Pure poetry. A mix of philosophy, astrophysics, existentialism, ethics and a running reference to Dylan Thomas’s words: “Do not go gentle into that good night. Rage, rage against the dying of the light.” Christopher Nolan’s Interstellar could be the biggest sci-fi film of this decade.
Interstellar is not just your typical sci-fi film with action and inter-planetary adventure. These three hours of drama, require all of your astrophysical knowledge on relativity, space travel, time travel, black holes, and wormholes. As you take the journey, there is a steady movement from strange to bizarre to believable to unbelievable and back to strange again. Oh, and the twists, so many twists.
It’s the near future and the Earth is dying, hit hard by climate change. Crops are failing and colossal storms bring in noxious dust that will eventually envelope all life. Those who don’t starve will suffocate. Of the few who fight on and seek some normality above ground, is a family championed by an ex-astronaut turned farmer, Cooper (Matthew McConaughey).
As days go by it seems as though their house is haunted by a poltergeist in the daughter’s room (Murphy, played by Mackenzie Foy, and later Jessica Chastain). The intrigue builds as patterns form in the dust on her bedroom floor; a binary code and a hidden message leading them to a secret base a few miles away. There they find that NASA still exists, and is planning inter-galactic travel, to ship as many humans as possible to a distant habitable solar system. The project is headed by father and daughter scientists Dr. and Prof. Brand (Anne Hathaway, Michael Caine) who have been working for years with a pathway to this galaxy; a wormhole near Saturn. This doorway is believed to have been created for humans by “them” – 5th-dimensional lifeforms who communicate through gravity fields. Cooper is the best pilot around and is recruited for the secondary exploratory mission. The first exploratory mission involved, among others, Dr.

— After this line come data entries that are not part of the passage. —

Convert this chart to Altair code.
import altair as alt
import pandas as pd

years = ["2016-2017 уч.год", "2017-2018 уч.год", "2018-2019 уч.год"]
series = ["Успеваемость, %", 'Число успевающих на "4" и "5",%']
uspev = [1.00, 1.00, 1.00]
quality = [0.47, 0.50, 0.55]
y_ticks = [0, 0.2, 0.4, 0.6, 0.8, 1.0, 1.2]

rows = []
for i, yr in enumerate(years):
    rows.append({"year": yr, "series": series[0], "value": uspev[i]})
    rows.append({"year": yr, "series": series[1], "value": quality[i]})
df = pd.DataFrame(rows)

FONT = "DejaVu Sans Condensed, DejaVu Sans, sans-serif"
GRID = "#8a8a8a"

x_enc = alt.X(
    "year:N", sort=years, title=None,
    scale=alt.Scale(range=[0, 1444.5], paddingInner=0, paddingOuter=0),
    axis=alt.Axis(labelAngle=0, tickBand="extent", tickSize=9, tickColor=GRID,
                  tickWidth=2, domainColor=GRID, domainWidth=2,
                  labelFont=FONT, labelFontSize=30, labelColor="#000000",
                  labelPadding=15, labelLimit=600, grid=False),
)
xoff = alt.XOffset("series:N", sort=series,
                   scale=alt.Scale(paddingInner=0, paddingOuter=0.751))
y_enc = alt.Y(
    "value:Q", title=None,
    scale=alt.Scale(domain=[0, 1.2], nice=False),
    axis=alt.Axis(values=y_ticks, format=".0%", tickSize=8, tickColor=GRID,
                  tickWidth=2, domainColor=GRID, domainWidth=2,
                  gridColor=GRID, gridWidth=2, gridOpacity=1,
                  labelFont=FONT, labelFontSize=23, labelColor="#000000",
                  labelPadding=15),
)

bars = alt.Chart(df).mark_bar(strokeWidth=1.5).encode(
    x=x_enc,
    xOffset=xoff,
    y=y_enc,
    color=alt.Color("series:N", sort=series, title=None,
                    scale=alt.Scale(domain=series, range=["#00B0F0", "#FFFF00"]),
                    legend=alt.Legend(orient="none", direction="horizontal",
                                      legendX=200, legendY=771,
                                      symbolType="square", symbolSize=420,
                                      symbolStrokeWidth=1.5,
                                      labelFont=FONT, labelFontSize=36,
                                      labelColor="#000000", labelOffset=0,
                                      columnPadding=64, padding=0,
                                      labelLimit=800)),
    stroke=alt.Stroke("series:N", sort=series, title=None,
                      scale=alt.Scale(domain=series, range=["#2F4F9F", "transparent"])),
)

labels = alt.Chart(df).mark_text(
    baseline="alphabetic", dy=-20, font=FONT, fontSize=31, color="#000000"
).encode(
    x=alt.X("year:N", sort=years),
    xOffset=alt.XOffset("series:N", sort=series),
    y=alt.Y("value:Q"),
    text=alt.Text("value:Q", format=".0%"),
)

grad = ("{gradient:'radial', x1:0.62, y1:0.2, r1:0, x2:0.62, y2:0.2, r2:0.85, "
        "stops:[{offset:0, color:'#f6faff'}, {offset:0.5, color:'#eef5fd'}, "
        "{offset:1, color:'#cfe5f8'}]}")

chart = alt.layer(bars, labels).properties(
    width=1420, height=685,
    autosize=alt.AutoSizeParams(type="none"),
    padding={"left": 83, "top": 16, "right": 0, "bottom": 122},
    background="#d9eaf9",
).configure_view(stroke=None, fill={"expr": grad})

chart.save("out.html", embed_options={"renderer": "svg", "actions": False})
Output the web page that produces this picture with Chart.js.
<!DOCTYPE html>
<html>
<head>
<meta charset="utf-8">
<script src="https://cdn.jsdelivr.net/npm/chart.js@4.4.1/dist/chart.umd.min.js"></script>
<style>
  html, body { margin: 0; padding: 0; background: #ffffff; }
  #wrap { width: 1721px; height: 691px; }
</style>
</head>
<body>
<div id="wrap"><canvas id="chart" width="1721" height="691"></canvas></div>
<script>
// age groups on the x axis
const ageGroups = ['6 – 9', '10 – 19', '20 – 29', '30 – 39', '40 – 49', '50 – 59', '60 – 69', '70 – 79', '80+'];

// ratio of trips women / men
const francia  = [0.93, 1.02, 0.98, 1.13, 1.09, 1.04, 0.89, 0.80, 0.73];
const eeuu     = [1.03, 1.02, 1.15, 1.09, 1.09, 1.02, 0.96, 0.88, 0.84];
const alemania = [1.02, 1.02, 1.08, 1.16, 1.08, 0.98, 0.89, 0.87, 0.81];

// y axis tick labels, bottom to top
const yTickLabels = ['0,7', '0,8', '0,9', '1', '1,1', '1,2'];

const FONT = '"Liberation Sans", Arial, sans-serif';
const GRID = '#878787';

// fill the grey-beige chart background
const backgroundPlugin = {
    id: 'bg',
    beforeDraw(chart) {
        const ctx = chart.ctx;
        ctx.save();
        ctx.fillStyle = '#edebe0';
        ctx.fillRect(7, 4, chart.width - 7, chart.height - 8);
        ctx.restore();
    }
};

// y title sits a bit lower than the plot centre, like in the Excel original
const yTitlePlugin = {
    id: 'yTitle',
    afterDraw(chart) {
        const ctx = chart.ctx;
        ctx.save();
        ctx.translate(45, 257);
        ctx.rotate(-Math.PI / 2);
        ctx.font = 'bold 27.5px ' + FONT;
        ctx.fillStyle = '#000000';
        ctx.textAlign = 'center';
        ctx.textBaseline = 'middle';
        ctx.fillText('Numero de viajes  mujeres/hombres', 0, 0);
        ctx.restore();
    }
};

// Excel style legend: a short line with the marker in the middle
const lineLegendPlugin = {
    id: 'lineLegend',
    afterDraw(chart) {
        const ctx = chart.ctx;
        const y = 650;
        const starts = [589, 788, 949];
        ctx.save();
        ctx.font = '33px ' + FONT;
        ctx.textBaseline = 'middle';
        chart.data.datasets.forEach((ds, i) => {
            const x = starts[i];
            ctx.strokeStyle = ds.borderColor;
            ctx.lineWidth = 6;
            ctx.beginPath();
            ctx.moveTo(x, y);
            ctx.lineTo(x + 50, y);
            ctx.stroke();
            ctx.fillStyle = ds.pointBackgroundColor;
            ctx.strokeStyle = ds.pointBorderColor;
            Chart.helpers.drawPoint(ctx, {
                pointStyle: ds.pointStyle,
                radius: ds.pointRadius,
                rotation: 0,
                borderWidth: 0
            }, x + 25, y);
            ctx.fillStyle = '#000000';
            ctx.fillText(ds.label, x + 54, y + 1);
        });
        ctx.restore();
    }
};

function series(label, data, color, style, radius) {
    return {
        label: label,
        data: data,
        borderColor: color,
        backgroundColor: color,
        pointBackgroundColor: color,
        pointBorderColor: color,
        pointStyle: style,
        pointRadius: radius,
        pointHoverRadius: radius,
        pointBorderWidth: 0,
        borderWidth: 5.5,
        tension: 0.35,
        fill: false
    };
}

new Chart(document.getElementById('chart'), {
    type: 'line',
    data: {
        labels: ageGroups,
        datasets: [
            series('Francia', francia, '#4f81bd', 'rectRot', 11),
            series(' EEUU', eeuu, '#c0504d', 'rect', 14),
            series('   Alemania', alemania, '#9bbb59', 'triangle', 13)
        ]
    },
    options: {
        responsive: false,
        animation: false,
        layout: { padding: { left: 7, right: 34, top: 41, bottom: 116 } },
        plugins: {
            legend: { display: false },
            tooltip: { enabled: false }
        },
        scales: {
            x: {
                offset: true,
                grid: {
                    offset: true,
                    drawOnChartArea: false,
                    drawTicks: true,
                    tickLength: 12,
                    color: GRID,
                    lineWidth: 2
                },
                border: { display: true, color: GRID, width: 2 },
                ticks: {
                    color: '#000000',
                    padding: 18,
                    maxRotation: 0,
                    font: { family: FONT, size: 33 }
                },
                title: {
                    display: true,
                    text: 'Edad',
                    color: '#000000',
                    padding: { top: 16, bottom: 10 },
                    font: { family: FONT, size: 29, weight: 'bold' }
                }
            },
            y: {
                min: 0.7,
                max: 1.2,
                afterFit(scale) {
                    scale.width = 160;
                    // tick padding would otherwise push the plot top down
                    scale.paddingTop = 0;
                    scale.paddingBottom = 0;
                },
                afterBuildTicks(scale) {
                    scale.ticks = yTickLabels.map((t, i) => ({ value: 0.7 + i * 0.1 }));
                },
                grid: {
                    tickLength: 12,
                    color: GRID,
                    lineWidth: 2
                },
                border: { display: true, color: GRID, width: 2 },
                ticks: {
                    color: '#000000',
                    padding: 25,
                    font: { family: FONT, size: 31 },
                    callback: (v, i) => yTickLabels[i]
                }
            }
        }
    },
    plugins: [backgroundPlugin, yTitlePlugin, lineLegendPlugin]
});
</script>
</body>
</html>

Mann (Matt Damon) with whom they plan to rendevous.
There is so much science-talk that you’d better read up on relativity before you go, to grasp the concepts central to the plot. The start is extremely slow and makes you yearn for just a little bit of action, but it is necessary to build the relationship between “Coop” and “Murph”, which is the central focus of the plot as well as to Cooper’s motivations throughout it.
You need to listen carefully all the time to catch the logic of the storyline, and some of the dialogue is lost in a large cinema. So this is a film where you should be sitting right in the front, and with a large popcorn to keep your stamina up. I doubt you’ll own this on DVD though, (unless you really loved it and want one as a tribute) because the plot twists are the main attraction, so once you know those there is not much to go on, except maybe beautiful scenery and cool tech. Having said that, there are so many turnarounds that you should be pleasantly reminded the second and third times.
There is so much tension, Interstellar is truly a thrilling ride. Expect the music score to be award-winning, as it subtly but completely transports you. There is heartbreak, redemption, relationship drama, fistfights, philosophy, ethical conundrums, very appropriate humour and a real poetry in the story-telling. Interstellar is definitely one of the best films of 2014.